Our success was such a brief walk in the park. I look at it as an aberration. We sold a million records, and I’m thrilled that we were able to do it, but I feel like it was an earthquake. Our first record sold like 2,000 copies. If you go from 2,000 to 90,000 to 200,000 to a million, no one complains. Everyone’s happy.

Unfortunately, it got flipped around for you guys.
Yeah … Hey, hang on. [Dropping his mother off, Zuniga sets the phone down for a few minutes to honor her request for a tour T-shirt]

Your mother wanted a shirt?
Yeah, I have two designs: One is the album cover, and the other has a “Goodbye” with a hand flippin’ the bird.
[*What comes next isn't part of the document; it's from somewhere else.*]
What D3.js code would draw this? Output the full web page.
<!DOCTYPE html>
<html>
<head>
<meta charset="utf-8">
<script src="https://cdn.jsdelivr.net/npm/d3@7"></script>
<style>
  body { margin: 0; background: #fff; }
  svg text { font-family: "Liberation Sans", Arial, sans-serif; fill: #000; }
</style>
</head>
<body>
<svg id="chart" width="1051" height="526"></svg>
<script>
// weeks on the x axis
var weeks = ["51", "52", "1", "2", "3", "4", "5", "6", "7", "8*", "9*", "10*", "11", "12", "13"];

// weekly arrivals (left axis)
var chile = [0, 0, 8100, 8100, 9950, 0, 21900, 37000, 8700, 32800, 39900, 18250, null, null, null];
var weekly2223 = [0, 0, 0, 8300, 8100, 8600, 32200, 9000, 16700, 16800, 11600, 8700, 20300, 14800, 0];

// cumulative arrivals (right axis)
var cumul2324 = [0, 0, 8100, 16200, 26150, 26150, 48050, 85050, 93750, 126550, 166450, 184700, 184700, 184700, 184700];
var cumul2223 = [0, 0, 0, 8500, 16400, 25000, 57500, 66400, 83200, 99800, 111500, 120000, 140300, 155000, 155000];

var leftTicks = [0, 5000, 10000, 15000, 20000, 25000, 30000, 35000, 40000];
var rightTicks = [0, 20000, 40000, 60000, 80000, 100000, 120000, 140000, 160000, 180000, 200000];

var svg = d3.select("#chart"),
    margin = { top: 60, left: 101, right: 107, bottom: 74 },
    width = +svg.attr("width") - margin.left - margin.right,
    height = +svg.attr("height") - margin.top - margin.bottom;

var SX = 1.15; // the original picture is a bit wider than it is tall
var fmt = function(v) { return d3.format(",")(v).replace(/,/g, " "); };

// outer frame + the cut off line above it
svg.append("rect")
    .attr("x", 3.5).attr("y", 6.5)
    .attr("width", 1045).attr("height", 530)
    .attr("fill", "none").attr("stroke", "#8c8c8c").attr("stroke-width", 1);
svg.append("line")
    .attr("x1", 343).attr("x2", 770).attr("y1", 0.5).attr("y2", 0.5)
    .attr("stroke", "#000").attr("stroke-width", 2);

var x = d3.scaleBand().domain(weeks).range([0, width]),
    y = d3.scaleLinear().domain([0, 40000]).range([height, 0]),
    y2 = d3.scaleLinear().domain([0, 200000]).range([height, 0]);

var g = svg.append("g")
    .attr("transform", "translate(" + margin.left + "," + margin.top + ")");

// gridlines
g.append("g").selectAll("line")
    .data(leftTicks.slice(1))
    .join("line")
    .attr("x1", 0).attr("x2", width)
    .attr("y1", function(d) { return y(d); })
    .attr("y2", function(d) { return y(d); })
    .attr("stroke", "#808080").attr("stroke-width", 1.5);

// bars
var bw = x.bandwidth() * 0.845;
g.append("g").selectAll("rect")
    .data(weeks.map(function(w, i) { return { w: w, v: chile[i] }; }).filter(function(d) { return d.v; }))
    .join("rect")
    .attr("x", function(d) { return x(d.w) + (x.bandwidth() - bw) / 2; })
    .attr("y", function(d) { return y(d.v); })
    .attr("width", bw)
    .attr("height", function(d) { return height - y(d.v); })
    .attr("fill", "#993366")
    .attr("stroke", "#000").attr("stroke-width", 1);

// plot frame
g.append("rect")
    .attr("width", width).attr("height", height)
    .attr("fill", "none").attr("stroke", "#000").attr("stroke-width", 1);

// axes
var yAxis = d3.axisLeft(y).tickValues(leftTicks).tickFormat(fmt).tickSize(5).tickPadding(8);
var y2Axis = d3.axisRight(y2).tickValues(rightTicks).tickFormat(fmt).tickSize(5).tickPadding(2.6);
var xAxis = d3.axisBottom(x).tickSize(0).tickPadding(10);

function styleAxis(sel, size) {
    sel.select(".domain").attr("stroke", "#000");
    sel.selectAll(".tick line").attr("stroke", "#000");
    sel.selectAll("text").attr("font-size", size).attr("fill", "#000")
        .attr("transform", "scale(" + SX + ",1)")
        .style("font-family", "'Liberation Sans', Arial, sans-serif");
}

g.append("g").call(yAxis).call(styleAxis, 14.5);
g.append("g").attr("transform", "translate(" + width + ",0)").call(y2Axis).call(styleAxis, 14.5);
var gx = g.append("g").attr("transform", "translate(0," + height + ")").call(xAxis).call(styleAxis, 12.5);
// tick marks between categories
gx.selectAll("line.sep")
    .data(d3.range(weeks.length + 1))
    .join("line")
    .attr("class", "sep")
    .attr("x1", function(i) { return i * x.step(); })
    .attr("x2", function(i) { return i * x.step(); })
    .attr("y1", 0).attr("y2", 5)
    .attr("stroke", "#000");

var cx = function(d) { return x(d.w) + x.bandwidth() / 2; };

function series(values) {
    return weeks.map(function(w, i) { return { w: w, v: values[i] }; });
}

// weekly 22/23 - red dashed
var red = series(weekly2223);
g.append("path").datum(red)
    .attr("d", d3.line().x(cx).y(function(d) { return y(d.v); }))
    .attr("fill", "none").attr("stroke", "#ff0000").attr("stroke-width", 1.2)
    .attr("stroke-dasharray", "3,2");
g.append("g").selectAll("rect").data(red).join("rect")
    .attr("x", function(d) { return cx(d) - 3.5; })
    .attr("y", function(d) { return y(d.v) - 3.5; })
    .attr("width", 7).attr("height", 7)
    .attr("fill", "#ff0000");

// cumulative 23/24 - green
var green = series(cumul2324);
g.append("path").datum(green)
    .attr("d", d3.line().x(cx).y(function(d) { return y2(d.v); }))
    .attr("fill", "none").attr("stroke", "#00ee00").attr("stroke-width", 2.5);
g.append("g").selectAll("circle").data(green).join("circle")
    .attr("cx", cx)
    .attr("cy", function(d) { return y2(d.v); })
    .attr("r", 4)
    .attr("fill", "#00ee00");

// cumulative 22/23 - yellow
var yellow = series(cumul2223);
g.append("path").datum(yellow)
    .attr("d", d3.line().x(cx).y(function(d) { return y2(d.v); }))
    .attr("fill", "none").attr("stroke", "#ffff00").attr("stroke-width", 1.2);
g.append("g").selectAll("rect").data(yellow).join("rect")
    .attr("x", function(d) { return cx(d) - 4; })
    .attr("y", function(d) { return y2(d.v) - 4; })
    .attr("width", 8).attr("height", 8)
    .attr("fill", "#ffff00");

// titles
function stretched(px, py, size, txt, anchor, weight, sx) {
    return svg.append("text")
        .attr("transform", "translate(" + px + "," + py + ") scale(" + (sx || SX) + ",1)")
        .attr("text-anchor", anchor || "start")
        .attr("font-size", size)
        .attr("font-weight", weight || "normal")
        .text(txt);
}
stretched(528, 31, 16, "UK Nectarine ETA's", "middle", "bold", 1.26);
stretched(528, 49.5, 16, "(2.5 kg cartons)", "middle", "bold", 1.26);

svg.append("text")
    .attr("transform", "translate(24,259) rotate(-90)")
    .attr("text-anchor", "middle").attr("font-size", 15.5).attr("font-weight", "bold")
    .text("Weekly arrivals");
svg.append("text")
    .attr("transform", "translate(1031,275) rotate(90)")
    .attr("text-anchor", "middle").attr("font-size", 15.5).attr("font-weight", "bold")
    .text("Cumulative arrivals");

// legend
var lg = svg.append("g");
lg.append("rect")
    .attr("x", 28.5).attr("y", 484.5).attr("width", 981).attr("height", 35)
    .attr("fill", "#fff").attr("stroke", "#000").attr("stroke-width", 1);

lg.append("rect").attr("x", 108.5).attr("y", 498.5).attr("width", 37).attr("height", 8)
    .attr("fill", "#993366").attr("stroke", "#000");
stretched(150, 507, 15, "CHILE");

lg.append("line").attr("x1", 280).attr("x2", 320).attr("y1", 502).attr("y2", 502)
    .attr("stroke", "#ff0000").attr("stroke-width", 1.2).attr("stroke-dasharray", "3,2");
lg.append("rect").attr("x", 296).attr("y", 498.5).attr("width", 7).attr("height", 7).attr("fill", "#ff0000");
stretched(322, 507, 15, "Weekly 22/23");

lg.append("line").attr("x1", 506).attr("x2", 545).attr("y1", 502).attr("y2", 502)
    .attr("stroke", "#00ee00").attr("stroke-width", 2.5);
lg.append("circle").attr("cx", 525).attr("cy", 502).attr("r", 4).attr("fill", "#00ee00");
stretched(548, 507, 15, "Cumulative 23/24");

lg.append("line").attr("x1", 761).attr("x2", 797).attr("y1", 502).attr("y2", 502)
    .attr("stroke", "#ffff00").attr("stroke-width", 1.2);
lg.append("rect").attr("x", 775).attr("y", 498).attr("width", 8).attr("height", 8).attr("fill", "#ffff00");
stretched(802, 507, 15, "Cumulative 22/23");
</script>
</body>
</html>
I really couldn’t give her that one. [Laughs]

The music on These Ghosts Have Bones emerged out of a pretty dark and chaotic set of circumstances. There’s not much of an upside to a soul-bearing number like “Elizabeth.”
It’s just me expressing myself, and it was easy to do when I felt so depressed. I felt like I was fuckin’ drowning, and songwriting helped me a lot. I knew what I wanted to say, and I didn’t have to think about it at all.

You do seem pretty resigned to your fate on the next tune, “Now She’s Just A Shadow,” which has a distinct Texas twang to it, by the way.
I co-wrote that with my friend, Adam Levy. He’d lost his wife, as well; but she died. My marriage was dead. It’s probably the darkest song on the album, but all the guitars make it almost breezy.
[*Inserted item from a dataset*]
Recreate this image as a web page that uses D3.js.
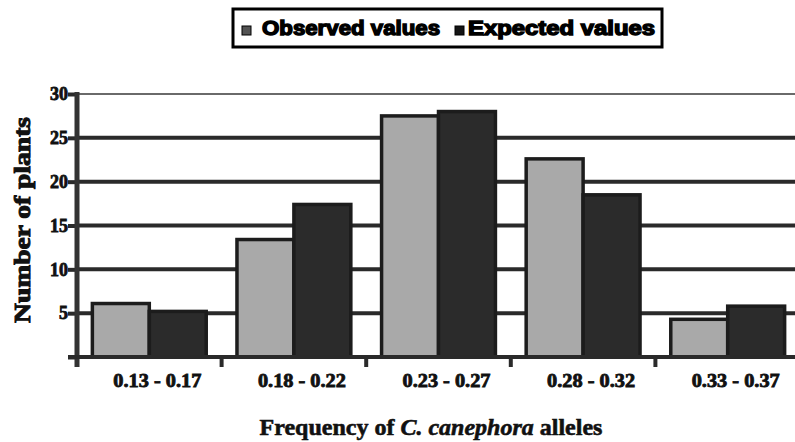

“Marfa Moonlight” deals with the physical distance that now separates you and your six-year-old son, who’s in West Texas with his mom. Do you see him on a regular basis?
Not frequently. We spent most of the summer together, but he goes to school now. There are days when I miss him so badly it kills me. It’s my little cross to bear—everyone’s got one. My life had been pretty free of any real heavy emotional pain up until that. Now, it’s just something I have to live with.

“Marfa” almost sounds like a few songs in one.
I’d literally write a section, we’d record it, and then I’d think, “How am I gonna get down from this tree?” I just kept doing that until I finally got down.

It’s definitely an unusual choice to lead off the album.
I made it the first track because, to me, it was the most interesting, the least conventional. It might not be the best song on the record, but it is the strangest.

Fastball has always been a retro-leaning band, whether it’s the revved-up punk leanings of your debut or the more polished Fab Four-ish touches on the two albums that followed. The Lennon influence really comes out on Ghosts, especially on “Wicked.”
I almost didn’t finish that because it was so Lennon-y. My wife remarried almost immediately, so when I found out she’s moved in with another man, I spit that song out. I felt really betrayed, and I just let it rip. Then we started recording it, and the guy I was working with (engineer Lars Göransson) said it was one of his favorites. He convinced me to keep it.

One of the cool things about Fastball is that you guys never broke up. How have you kept it together all these years amidst the adversity?
We just kept going, and now it divides into two camps. There are people who think we’ve broken up, and there are people who think we’re this legendary group, like we’re the Zombies or something cool like that. It makes me happy that some people think of us that way.

And when you have to play “The Way” for the millionth time?
I’ve met a lot of people who wouldn’t know who the fuck I am if it weren’t for that song. So when people ask me if I’m sick of playing it, I say, “No, not really.” When you think about the effect it’s had on my life, it’s a small price to pay.